Yeah, I used to smash mine into each other to turn them over. Whichever car turned over the last of all the other cars won. You'll see a lot of chipped and missing paint on a lot of my cars...

formulanone

#6
Like the rest of you, my brother and I played with Hot Wheels and Matchbox cars from the ages of 4-5, until I was about 10; crashing them into walls, other cars, rocks, peeling/cracking/chipping them, and giving them all sorts of outdoor abuse that would make purists cringe.

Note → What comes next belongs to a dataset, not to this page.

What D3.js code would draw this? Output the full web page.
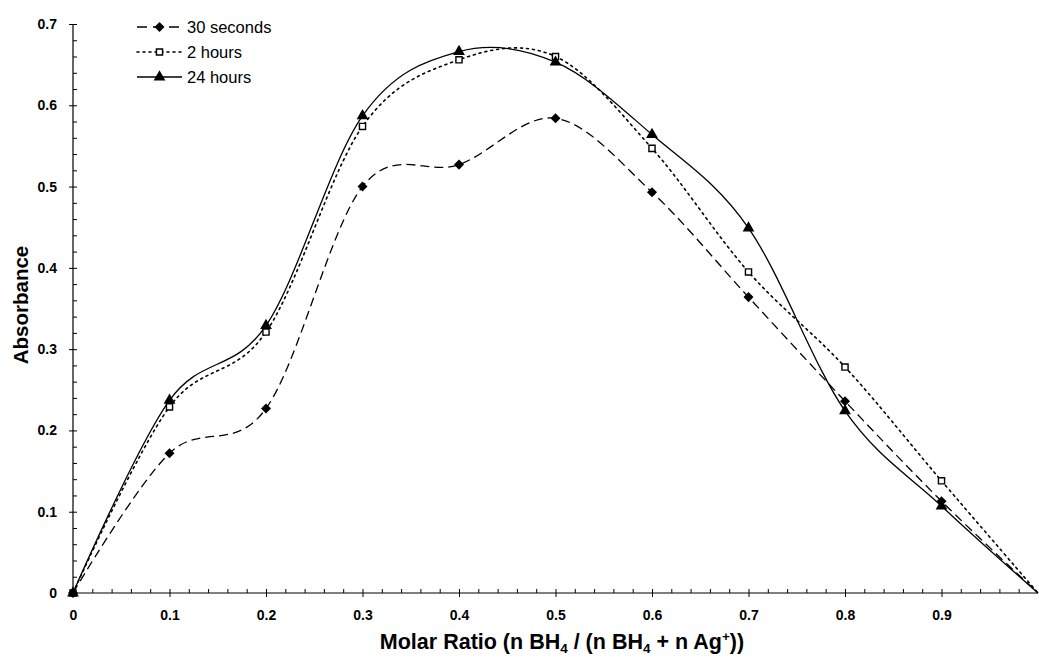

As I became fascinated with real cars, I noticed that many of them resembled makes and models of sports cars that I'd read about, so I cleaned a few of them up and put them on my bedroom windowsill for show. I couldn't stand the imaginary way-out stuff that didn't look like a real production or racing car. The all went in a box by the time high school rolled around, and eventually found a home when my sister's kids were ready to play with our stuff. My two nephews had literally hundreds of cars between the two of them, and loved showing them off. And now that they're both over 10, they've ditched their cars, and they too sat in a box.

My brother and I were the eventual recipients of some of the cars, so we could give them to our kids. Probably 10% actually still rolled, let alone had four wheels on them! But we could recognize a few of them from our youth, with the permanent marker on the undersides, denoting our first initials, since our property was marked as such in those territorial years, or when we each received duplicate items.

My daughter took a heavy interest in cars for a little while (thanks to the movie Cars), and I'd buy her one as a treat every once in a while as a reward. To be honest, I would point her in the direction towards cars I'd really prefer and let her have the final say (Lotus Europa or Porsche 914?, Dodge Challenger or Chevy Camaro?, Tyrrell P34 or March 85G?), although she had an natural inclination towards 1960s-1970s machinery. My son is starting to roll them around a little bit, and my daughter was generally pretty kind to her cars, and shares them with her brother.

Maybe if they're nice to me, I'll inherit them back when and if they lose interest. I steal a glance at them at the toy aisles every so often, looking for a car I once owned, or would have liked to have own/drive, but I've never had much of anything exotic that one might make into a desirable toy car. And I have little to no room at home for collecting any more stuff, except under the guise of "for the kids".